This is the second in a series of blog posts discussing key features of Connecticut’s new release-based cleanup regulations (the “RBCRs”), R.C.S.A. § 22a-134tt-1 et seq.
Under the new RBCRs, the obligation to characterize and, if needed, remediate pre-existing contamination begins with the “discovery” of that contamination by a person who created or is maintaining the contamination (e.g., the owner of the property on which the release is located). This blog post, and the companion Release Report episode, discusses what it means to “discover” existing contamination under the RBCRs.
Under the RBCRs, discovery of a release to the land and waters of the state “occurs when a person who created or is maintaining an existing release has knowledge of such release” subject to some exemptions discussed below. As discussed in our last post, for practical purposes the “maintainer” can be read as the property owner plus tenants that have not discharged their responsibility to notify their landlords. Except for especially serious contamination as discussed below, a release is not “discovered” until the creator or maintainer knows about it. As we will discuss in a future blog post, there is an opportunity for prospective buyers doing pre-purchase due diligence to learn about site conditions without triggering reporting obligations for the current owner.
Discovery
A creator or maintainer of an existing release can discover such release in one of three ways:
Laboratory analysis of soil, groundwater, sediment, or soil vapor that indicates concentrations of such substances above the laboratory reporting limit. Note that this does not require that any remediation standard be exceeded—a release has been discovered if any contamination has been detected, even in minute concentrations. Reporting requirements, including carve-outs for low-level contamination, will be discussed in the next blog post.
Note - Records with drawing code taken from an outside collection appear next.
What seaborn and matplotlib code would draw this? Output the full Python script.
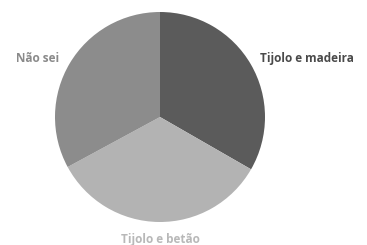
import matplotlib
matplotlib.use("Agg")
import matplotlib.pyplot as plt
import seaborn as sns

labels = ["Tijolo e madeira", "Tijolo e betão", "Não sei"]
values = [33.3, 33.8, 32.9]
colors = ["#5b5b5b", "#b3b3b3", "#8c8c8c"]
label_colors = ["#4a4a4a", "#b8b8b8", "#8a8a8a"]

sns.set_theme(style="white")
plt.rcParams['font.family'] = ['Open Sans', 'DejaVu Sans']

fig = plt.figure(figsize=(3.67, 2.45), dpi=100)
ax = fig.add_axes([55 / 367, 23 / 245, 210 / 367, 210 / 245])
ax.pie(values, colors=colors, startangle=90, counterclock=False,
       wedgeprops=dict(linewidth=0), radius=1)
ax.set_xlim(-1, 1)
ax.set_ylim(-1, 1)
ax.set_aspect("equal")
ax.axis("off")

# label spots (axes data units)
spots = [(1.40, 0.56), (0.0, -1.17), (-1.17, 0.56)]
for lab, col, (x, y) in zip(labels, label_colors, spots):
    ax.text(x, y, lab, ha="center", va="center", fontsize=8.5,
            fontweight="bold", color=col, clip_on=False)

fig.savefig("out.png", dpi=100)
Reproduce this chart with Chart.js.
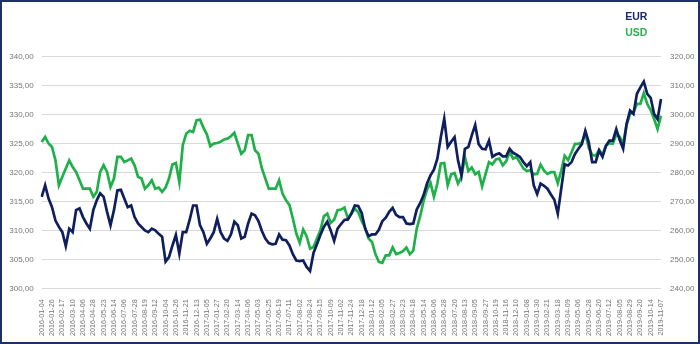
<!DOCTYPE html>
<html><head><meta charset="utf-8">
<script src="https://cdn.jsdelivr.net/npm/chart.js@4"></script>
<style>
html,body{margin:0;padding:0;background:#fff;}
#wrap{position:relative;width:700px;height:344px;box-sizing:border-box;border:2px solid #1f2f6b;background:#fff;}
#c{display:block;}
</style></head><body>
<div id="wrap"><canvas id="c" width="696" height="340"></canvas></div>
<script>
const tickLabels = ["2016-01-04","2016-01-26","2016-02-17","2016-03-10","2016-04-06","2016-04-28","2016-05-23","2016-06-14","2016-07-06","2016-07-28","2016-08-19","2016-09-12","2016-10-04","2016-10-26","2016-11-21","2016-12-13","2017-01-05","2017-01-27","2017-02-20","2017-03-14","2017-04-06","2017-05-03","2017-05-25","2017-06-19","2017-07-11","2017-08-02","2017-08-24","2017-09-15","2017-10-09","2017-11-02","2017-11-24","2017-12-18","2018-01-12","2018-02-05","2018-02-27","2018-03-23","2018-04-18","2018-05-14","2018-06-06","2018-06-28","2018-07-20","2018-08-13","2018-09-05","2018-09-27","2018-10-19","2018-11-16","2018-12-10","2019-01-08","2019-01-30","2019-02-21","2019-03-18","2019-04-09","2019-05-06","2019-05-28","2019-06-20","2019-07-12","2019-08-05","2019-08-29","2019-09-20","2019-10-14","2019-11-07"];
const pointsPerLabel = 3;
const eurValues = [315.8,317.8,315.5,314.0,311.7,310.6,309.7,307.3,310.3,309.7,313.5,313.8,312.3,311.2,310.3,313.5,315.2,316.4,315.8,313.2,310.9,313.5,316.9,317.0,315.5,314.0,314.3,312.3,311.2,310.6,310.0,309.7,310.3,310.0,309.4,308.9,304.6,305.4,307.4,309.2,306.0,309.7,309.7,311.8,314.3,314.3,310.9,309.7,307.7,308.6,309.7,312.0,309.7,308.6,308.2,309.3,311.5,310.9,308.6,308.9,311.2,312.9,312.6,311.6,309.9,308.6,307.8,307.6,307.7,309.3,308.4,308.3,307.4,305.9,304.8,304.7,304.8,303.7,303.0,306.1,307.6,309.2,310.6,311.5,310.0,308.2,310.3,311.1,311.8,311.9,312.9,314.3,314.2,313.0,310.3,309.0,309.3,309.3,310.1,311.6,312.2,313.2,313.9,312.7,312.3,312.3,311.2,311.1,311.2,313.6,314.7,316.1,318.1,319.5,320.5,322.4,326.1,329.3,324.4,325.3,326.1,322.1,319.5,324.1,324.4,326.4,328.2,324.9,324.1,324.0,325.5,322.7,323.1,323.3,322.8,322.8,324.1,323.4,323.1,322.7,321.8,321.1,321.8,317.8,316.3,318.1,317.7,317.2,316.2,315.3,312.9,317.2,321.4,321.2,321.8,323.2,324.1,324.9,327.2,325.2,321.8,321.8,323.8,322.7,324.6,325.5,325.5,327.5,325.6,324.1,328.4,330.7,330.1,333.6,334.7,335.7,333.6,332.9,330.1,329.2,332.7];
const usdValues = [290.5,292.3,290.0,288.8,284.2,275.6,278.5,281.4,284.2,281.9,280.2,277.3,274.4,274.4,274.4,271.6,273.3,280.2,282.5,280.2,275.0,277.9,285.4,285.4,283.6,284.2,284.8,282.5,278.5,277.9,274.4,275.6,277.3,274.4,274.8,273.3,274.8,277.9,282.8,283.3,276.7,289.4,293.4,294.4,294.0,298.0,298.3,295.5,293.2,289.1,290.0,290.2,290.6,291.4,291.7,292.5,293.7,290.0,286.5,287.7,292.9,292.9,287.7,286.5,281.4,277.9,274.4,274.4,274.4,277.3,272.7,270.4,268.8,264.1,258.9,255.7,260.3,258.0,253.7,254.3,257.2,260.0,264.9,265.8,262.6,263.7,267.0,267.2,267.9,264.1,265.8,267.5,266.3,263.3,261.0,257.2,256.0,251.8,249.1,248.8,251.4,251.4,254.1,251.8,252.2,252.8,254.1,251.8,253.0,260.6,264.9,270.2,274.1,276.4,271.6,276.2,283.1,283.3,275.6,279.4,279.8,276.2,278.5,285.4,280.5,281.7,279.4,280.2,275.2,279.4,283.6,282.8,284.5,284.8,282.5,283.9,287.1,284.8,285.4,283.4,281.4,280.5,280.8,279.4,279.5,282.7,280.6,279.5,280.1,280.1,276.3,280.6,285.8,284.3,287.0,289.9,289.9,290.4,293.5,288.5,286.1,285.8,287.8,286.1,289.3,290.1,289.9,293.1,292.4,289.9,296.5,300.2,300.8,303.7,303.7,307.4,303.7,301.6,298.5,295.0,299.6];
const seriesNames = ["EUR","USD"];
const eurAxis = {min:300, max:340, step:5};
const usdAxis = {min:240, max:320, step:10};

const categories = eurValues.map((_, i) => i);
const fmt = v => Number(v).toFixed(2).replace('.', ',');
const tickColor = '#767676';

const legendPlugin = {
  id: 'textLegend',
  afterDraw(chart) {
    const ctx = chart.ctx;
    ctx.save();
    ctx.font = 'bold 10.5px "Liberation Sans", Arial, sans-serif';
    ctx.textAlign = 'right';
    ctx.textBaseline = 'middle';
    chart.data.datasets.forEach((ds, k) => {
      ctx.fillStyle = ds.legendColor;
      ctx.fillText(ds.label, 645.3, 14.7 + k * 16.6);
    });
    ctx.restore();
  }
};

new Chart(document.getElementById('c'), {
  type: 'line',
  data: {
    labels: categories,
    datasets: [
      {label: seriesNames[0], data: eurValues, yAxisID: 'y', borderColor: '#0f1f5e', legendColor: '#1b2a6b', borderWidth: 2.7, pointRadius: 0, tension: 0, fill: false},
      {label: seriesNames[1], data: usdValues, yAxisID: 'y2', borderColor: '#1fb04a', legendColor: '#27b34d', borderWidth: 2.7, pointRadius: 0, tension: 0, fill: false}
    ]
  },
  options: {
    responsive: false,
    devicePixelRatio: 1,
    animation: false,
    layout: {padding: {top: 54.7, left: 0, right: 0, bottom: 0}},
    plugins: {legend: {display: false}, tooltip: {enabled: false}},
    scales: {
      x: {
        type: 'category',
        grid: {display: false},
        border: {display: false},
        afterFit: s => { s.height = 53.7; },
        ticks: {
          autoSkip: false, maxRotation: 90, minRotation: 90, padding: 3,
          color: tickColor, font: {family: '"Liberation Sans", Arial, sans-serif', size: 7.2},
          callback: (v, i) => i % pointsPerLabel === 0 ? tickLabels[i / pointsPerLabel] : null
        }
      },
      y: {
        position: 'left', min: eurAxis.min, max: eurAxis.max,
        grid: {color: '#d9d9d9', lineWidth: 1, drawTicks: false},
        border: {display: false},
        afterFit: s => { s.width = 39.7; },
        ticks: {stepSize: eurAxis.step, padding: 8, color: tickColor,
          font: {family: '"Liberation Sans", Arial, sans-serif', size: 8}, callback: fmt}
      },
      y2: {
        position: 'right', min: usdAxis.min, max: usdAxis.max,
        grid: {display: false, drawTicks: false},
        border: {display: false},
        afterFit: s => { s.width = 37; },
        ticks: {stepSize: usdAxis.step, padding: 9, color: tickColor,
          font: {family: '"Liberation Sans", Arial, sans-serif', size: 8}, callback: fmt}
      }
    }
  },
  plugins: [legendPlugin]
});
</script>
</body></html>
Observed presence of non-aqueous phase liquid (e.g., oil visible on the surface of groundwater)
Multiple lines of evidence of a release are discovered in the course of an investigation. The regulations provide that such evidence can include information about the geographical area (e.g., aerial photos depicting a stockpile or lagoon, maps depicting site features, witness accounts of site features or activities); field screening tools; observed staining; odors; indoor air samples indicating the intrusion of soil vapor; and visible asphalt, solid waste, and other non-native materials. While DEEP’s language defining what it means for multiple lines of evidence to be “discovered in the course of an investigation” did not make it into the final version of the regulations, DEEP provided an explanation of its thinking in its response to comments received on a draft of the regulations. Such an investigation can include an environmental Phase I, but it can also include a geotechnical investigation, survey, or any other inspection by several different types of professionals for the purpose of identifying pollution, planning for construction or redevelopment, or disposing or discharging soil, sediment, or groundwater, or complying with any federal, state, or locally issued permit or authorization. DEEP might provide additional guidance on this point as the RBCRs are implemented.
In addition to the above methods for the creator/maintainer of a release to discover such release, there are a few ways that a release could be discovered by someone else. Especially serious contamination like a contaminated drinking water well (known as a “significant existing release” in the RBCRs) can be discovered by anyone (reporting requirements for significant existing releases will be discussed in the next post). In addition, if someone is investigating the source of contamination on their property, and identifies a likely source on a different property, they can provide information on the release to the owner of the suspected source property. The owner of the suspected source property will be presumed to be maintaining a release until they have characterized the suspected source area and confirmed that there is no such release.
Exemptions
The regulations provide that certain types of contamination do not constitute a discovered release subject to the RBCRs. Releases from underground storage tanks subject to Conn. Gen. Stat. 22a-449(d) are not subject to the RBCRs and instead must be addressed through the underground storage tank regulations. Substances that are present because of certain authorized discharges, automobile exhaust and fertilizers and pesticides applied consistent with their labels are not considered discovered releases subject to the RBCRs. Other targeted exemptions (e.g., for recreational fire pits) exist as well.
The statute provides that a release has not been discovered if the “only evidence of such release is data available or generated” before March 1, 2026. While DEEP has not offered any guidance on what it means for the “only evidence” to be such data, it does mean that there is no obligation to review reports buried deep in the filing cabinet and notify DEEP of releases on Day One of the program. Such releases would be discovered, and must be reported, if and when they are re-discovered in the future.